La sacristie se situe au rez-de-chaussée d'un bâtiment attenant à l'est de l'église, qu'elle partage avec une écurie (ce bâtiment resta une écurie jusqu'à la fin du 19e siècle, ainsi qu'en atteste la mémoire orale). Le tout est surmonté d'un grenier à foin. Une petite cour close de murs, non encore achevés, est prévue derrière l'église (côté est). Le cimetière n'est pas encore commencé.
Réparations et remaniements du bâtiment jusqu'à nos jours
Les archives communales nous renseignent sur les travaux survenus après la construction. Des réparations à l'église et au presbytère sont mentionnées dès 1752-1753. Une délibération datée de 1774 signale des réparations à la toiture de l'église et du presbytère, pour lesquelles on a employé les tuiles de l'ancienne église paroissiale.
Des réparations à l'église et au presbytère sont projetées dans le devis du 3 août 1837. Le procès-verbal de visite et de réception définitive des travaux dressé en 1838 rapporte des réparations à la toiture et à l'intérieur de l'église (colmatage des fentes et crevasses et blanchissage à la chaux) réalisées par le maçon et entrepreneur riansais Jean-Pierre Barbaroux. Un nouveau devis dressé par le maçon Joseph Aubert en 1846 prévoit de nouvelles réparations à la toiture et à la façade nord, ainsi que le remplacement de l'emmarchement en bois supportant la table de communion par de la pierre de taille bouchardée. En 1959, la toiture et le carrelage ont été refaits, les façades nord et est réenduites par l'entrepreneur de maçonnerie riansais Antoine Brémond.
Entre 1990 et 2020, la municipalité entreprend des travaux de réfection de la toiture et de blanchiment de l'intérieur de l'édifice. À cette même période, la sacristie située au nord-est, dans un bâtiment attenant à l'église servant désormais d'habitation, fait l'objet d'un litige entre le propriétaire et la mairie. La municipalité construit alors au sud-ouest de la nef, dans l'ancien presbytère, la nouvelle sacristie et perce une baie permettant une communication entre les deux édifices. L'ancienne sacristie, délaissée, demeure propriété de la commune. L'église possède donc actuellement deux sacristies.

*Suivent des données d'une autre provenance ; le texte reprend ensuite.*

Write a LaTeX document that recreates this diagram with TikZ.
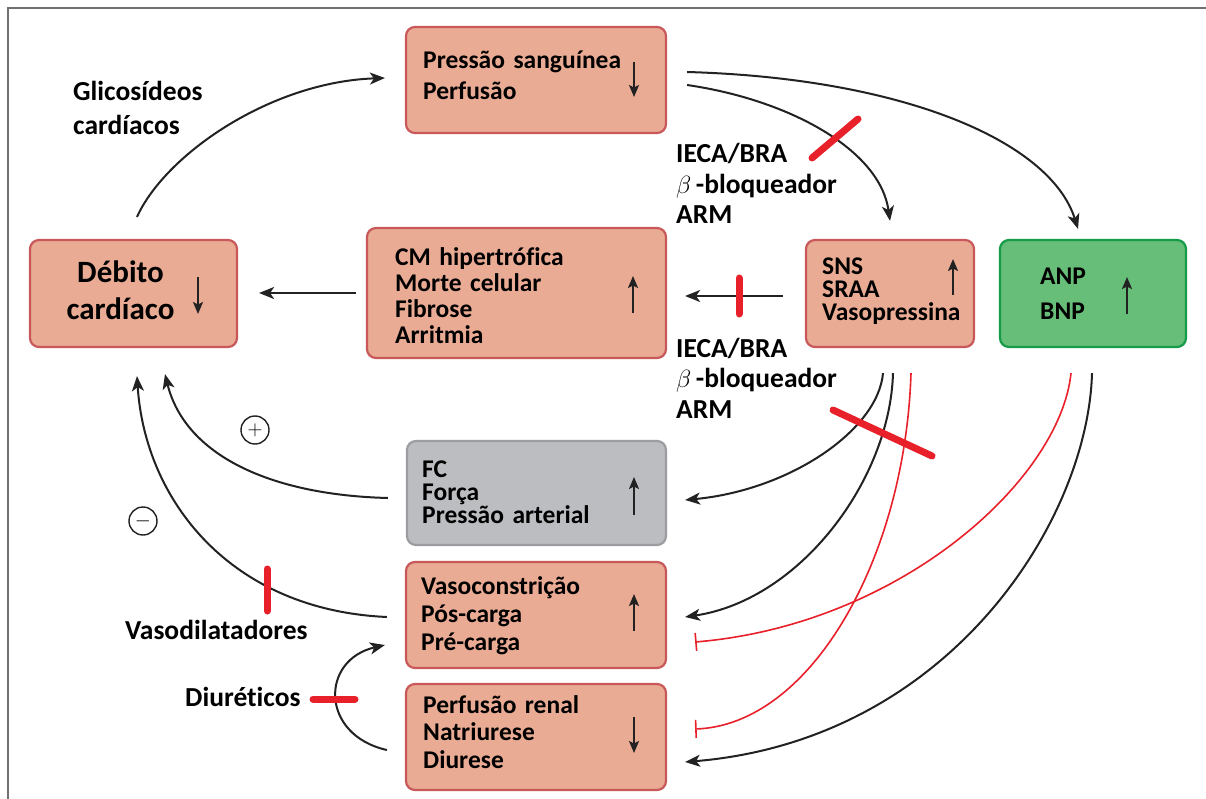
\documentclass[tikz,border=0pt]{standalone}
\usepackage{fontspec}
\setmainfont{Carlito}[Ligatures=NoCommon]
\usetikzlibrary{arrows.meta,calc}
\definecolor{salmon}{HTML}{EAAB94}
\definecolor{salmonline}{HTML}{C9585A}
\definecolor{grayfill}{HTML}{BCBDC1}
\definecolor{grayline}{HTML}{9C9DA1}
\definecolor{greenfill}{HTML}{66BE78}
\definecolor{greenline}{HTML}{169B48}
\definecolor{redc}{HTML}{E8202A}
\definecolor{ink}{HTML}{222222}
\definecolor{framec}{HTML}{707070}
\begin{document}
\begin{tikzpicture}[x=1pt,y=-1pt,
  boxbase/.style={draw, line width=2.2pt, rounded corners=9pt, inner sep=0pt},
  sbox/.style={boxbase, draw=salmonline, fill=salmon},
  gbox/.style={boxbase, draw=grayline, fill=grayfill},
  nbox/.style={boxbase, draw=greenline, fill=greenfill},
  btxt/.style={font=\bfseries\fontsize{25.5}{#1}\selectfont, anchor=base west, align=left, text width=250pt, inner sep=0pt, text=black},
  ltxt/.style={font=\bfseries\fontsize{27.5}{#1}\selectfont, anchor=base west, align=left, text width=250pt, inner sep=0pt, text=black},
  conn/.style={draw=ink, line width=2pt, -{Stealth[length=15pt,width=12pt,inset=4pt]}},
  inarr/.style={draw=ink, line width=2pt, -{Stealth[length=12pt,width=10pt,inset=2.5pt]}},
  inh/.style={draw=redc, line width=1.6pt, -{Bar[width=18pt]}},
  blocker/.style={draw=redc, line width=7pt, line cap=round},
  circ/.style={draw=ink, circle, line width=1.4pt, minimum size=28pt, inner sep=0pt, font=\fontsize{20}{20}\selectfont}
]
\useasboundingbox (0,0) rectangle (1206,799);
\fill[white] (0,0) rectangle (1206,799);
% frame
\draw[framec, line width=1.8pt] (8,799) -- (8,8) -- (1206,8);

% boxes
\node[sbox, minimum width=260, minimum height=106] (pb) at (536,80) {};
\node[sbox, minimum width=207, minimum height=107] (dc) at (133.5,293.5) {};
\node[sbox, minimum width=299, minimum height=130] (cm) at (516.5,293) {};
\node[sbox, minimum width=168, minimum height=107] (sns) at (890,293.5) {};
\node[nbox, minimum width=186, minimum height=107] (anp) at (1093,293.5) {};
\node[gbox, minimum width=259, minimum height=104] (fc) at (536.5,493) {};
\node[sbox, minimum width=260, minimum height=106] (vc) at (536,615) {};
\node[sbox, minimum width=260, minimum height=106] (pr) at (536,737) {};

% box texts
\node[btxt=31] (pbt) at (423,69) {Pressão sanguínea\\Perfusão};
\node[font=\bfseries\fontsize{31}{37}\selectfont, anchor=base, align=center, text width=160pt, inner sep=0pt] (dct) at (120.5,283) {Débito\\cardíaco};
\node[btxt=25.7] (cmt) at (395,266) {CM hipertrófica\\Morte celular\\Fibrose\\Arritmia};
\node[btxt=23] (snst) at (822,275) {SNS\\SRAA\\Vasopressina};
\node[btxt=35] (anpt) at (1040,285) {ANP\\BNP};
\node[btxt=23] (fct) at (422,477) {FC\\Força\\Pressão arterial};
\node[btxt=28] (vct) at (421,594) {Vasoconstrição\\Pós-carga\\Pré-carga};
\node[btxt=27.5] (prt) at (423,713) {Perfusão renal\\Natriurese\\Diurese};

% arrows inside boxes
\draw[inarr] (634,62) -- (634,97);
\draw[inarr] (198,277) -- (198,314);
\draw[inarr] (633,313) -- (633,276);
\draw[inarr] (953,295) -- (953,259);
\draw[inarr] (1127,314) -- (1127,277);
\draw[inarr] (634,515) -- (634,477);
\draw[inarr] (634,631) -- (634,594);
\draw[inarr] (634,717) -- (634,753);

% labels
\node[ltxt=34] (glic) at (73,101) {Glicosídeos\\cardíacos};
\node[ltxt=30.5] (drug1) at (676,163) {IECA/BRA\\$\beta$\,-bloqueador\\ARM};
\node[ltxt=30.5] (drug2) at (676,357) {IECA/BRA\\$\beta$\,-bloqueador\\ARM};
\node[ltxt=30] (vasod) at (125,639) {Vasodilatadores};
\node[ltxt=30] (diur) at (185,706) {Diuréticos};
\node[circ] (plus) at (255,430) {$+$};
\node[circ] (minus) at (143,521) {$-$};

% connectors
\draw[conn] ($(dc.north)+(3.5,-22)$) .. controls (165,155) and (270,82) .. ($(pb.west)+(-20,-2)$);
\draw[conn] ($(cm.west)+(-10,0)$) -- ($(dc.east)+(21,-0.5)$);
\draw[conn] ($(sns.west)+(-22,2.5)$) -- ($(cm.east)+(18,3)$);
\draw[conn] ($(pb.east)+(20,5)$) .. controls (790,100) and (880,150) .. ($(sns.north)+(0,-18)$);
\draw[conn] ($(pb.east)+(20,-8)$) .. controls (900,78) and (1050,140) .. ($(anp.north)+(-15,-10)$);
\draw[conn] ($(sns.south)+(-7,25)$) .. controls (878,430) and (790,490) .. ($(fc.east)+(18,7)$);
\draw[conn] ($(sns.south)+(3,25)$) .. controls (890,480) and (800,600) .. ($(vc.east)+(18,2)$);
\draw[inh] ($(sns.south)+(21,25)$) .. controls (905,560) and (810,725) .. ($(pr.east)+(28,-8)$);
\draw[inh] ($(anp.south)+(-22,25)$) .. controls (1060,480) and (900,625) .. ($(vc.east)+(28,27)$);
\draw[conn] ($(anp.south)+(-1,25)$) .. controls (1088,520) and (950,740) .. ($(pr.east)+(18,25)$);
\draw[conn] ($(fc.west)+(-18,5)$) .. controls (270,495) and (185,455) .. ($(dc.south)+(31.5,26)$);
\draw[conn] ($(vc.west)+(-18,2)$) .. controls (230,610) and (145,500) .. ($(dc.south)+(3.5,28)$);
\draw[conn] ($(pr.west)+(-18,13)$) .. controls (320,735) and (320,660) .. ($(vc.west)+(-20,30)$);

% blockers
\draw[blocker] (812,158) -- (858,119);
\draw[blocker] (739,278) -- (739,314);
\draw[blocker] (833,410) -- (932,456);
\draw[blocker] (267,569) -- (267,611);
\draw[blocker] (313,699) -- (355,699);
\end{tikzpicture}
\end{document}
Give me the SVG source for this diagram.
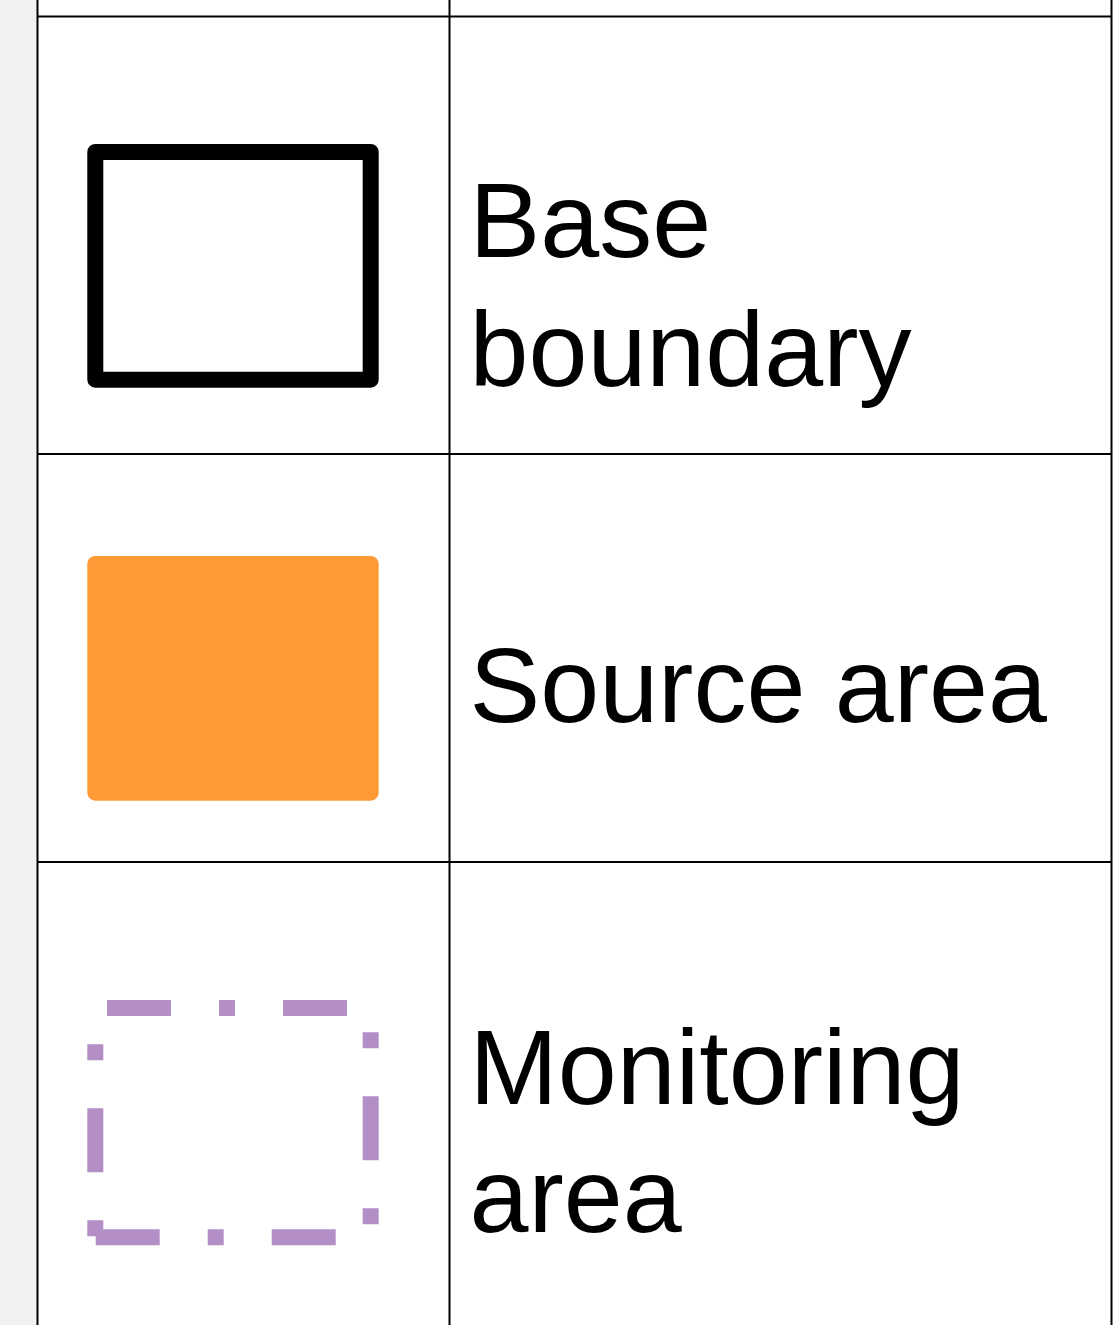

Reconstitution du noyau villageois autour de l'église paroissiale
La construction de l'église paroissiale fait naître à Artigues une nouvelle agglomération. En 1767, les archives communales indiquent que le noyau villageois se compose déjà de plusieurs maisons. Vers 1788, Achard signale qu'il comporte dix à douze maisons en plus des trente bastides ou métairies situées dans les alentours. Il précise : "avant la construction de la nouvelle paroisse, il n'y avait à Artigues que le château et la ferme du seigneur." De plus, le seigneur incite l'arrivée des "nouveaux colons", en leur offrant le bailliage de ses terres sans redevance. Le seigneur a donc activement participé à la création de l'actuelle agglomération d'Artigues par sa volonté d'implanter la nouvelle église paroissiale près de son château, en offrant des conditions économiques favorables aux nouveaux habitants.
Maître maçon et géomètre de Rians (Var). Il dresse les plans des églises d'Artigues et du hameau des Rouvières à Saint-Julien (Var) durant le 2e quart du 18e siècle. Il réalise l'église d'Artigues.